In the meantime, a separate rescue effort for another Half Dome hiker was underway. The wife of a 58-year-old male hiker called the Yosemite ECC at approximately 9 pm to report that her husband, who had "no cartilage left in his knees," had successfully hiked up to the top of Half Dome earlier in the day, but the hike back downhill was proving difficult. The hiking party had run out of water but still had food; the subject's wife was advised to have the subject rest and eat, while a ranger set off on the trail to find the subject and assess his condition. Upon arriving at the subject's location, on the switchbacks of the John Muir Trail below Clark Point, it was clear to the ranger that the subject simply could not hike any farther, so he requested a litter team. The litter team carried the subject down to the trailhead; the rescue was complete by approximately 1:15 am.
Key components for making any given hiking adventure safe and successful are (1) having an adequate fitness level for the chosen hike and (2) knowing the limits of your own physical abilities.
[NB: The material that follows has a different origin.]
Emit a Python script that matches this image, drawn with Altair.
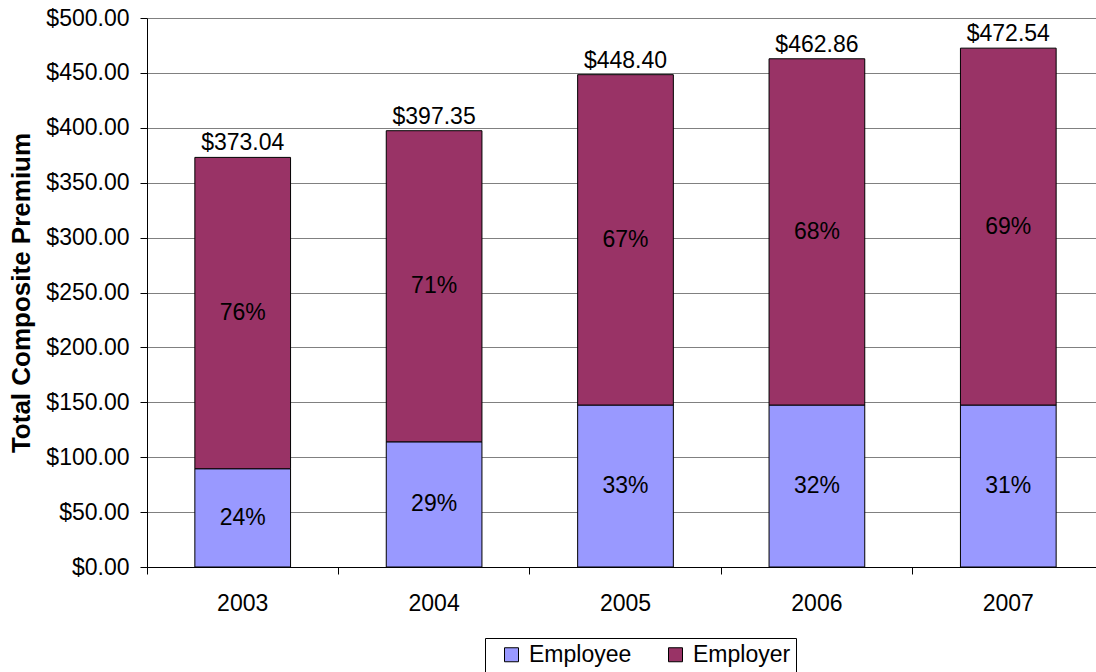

In the case of the second rescue, had the subject tried a shorter uphill hike before attempting the Half Dome hike, it is possible he would have discovered that his knees could not handle the stress of hiking back downhill. Half Dome hikers routinely underestimate the level of difficulty of the hike; from the trailhead at Happy Isles, in Yosemite Valley, to the top of Half Dome, the trail gains 4,800 feet in elevation, and the hike is 14 to 16 miles round trip, depending on which route hikers use. Most hikers take 10 to 12 hours to hike up and back (please note, permits to hike to the top of Half Dome are required seven days a week when the cables are up). Proper preparation is also critical. For a strenuous all-day hike like the Half Dome hike, bringing plenty of drinking water (1 gallon is recommended), food, a headlamp or flashlight for each member of the hiking group, and a detailed map is a must. As the first rescue illustrates, wearing proper footwear helps prevent problems from developing on the Half Dome hike: choose comfortable, well broken-in shoes or boots with good traction and ankle support (tennis shoes are not recommended).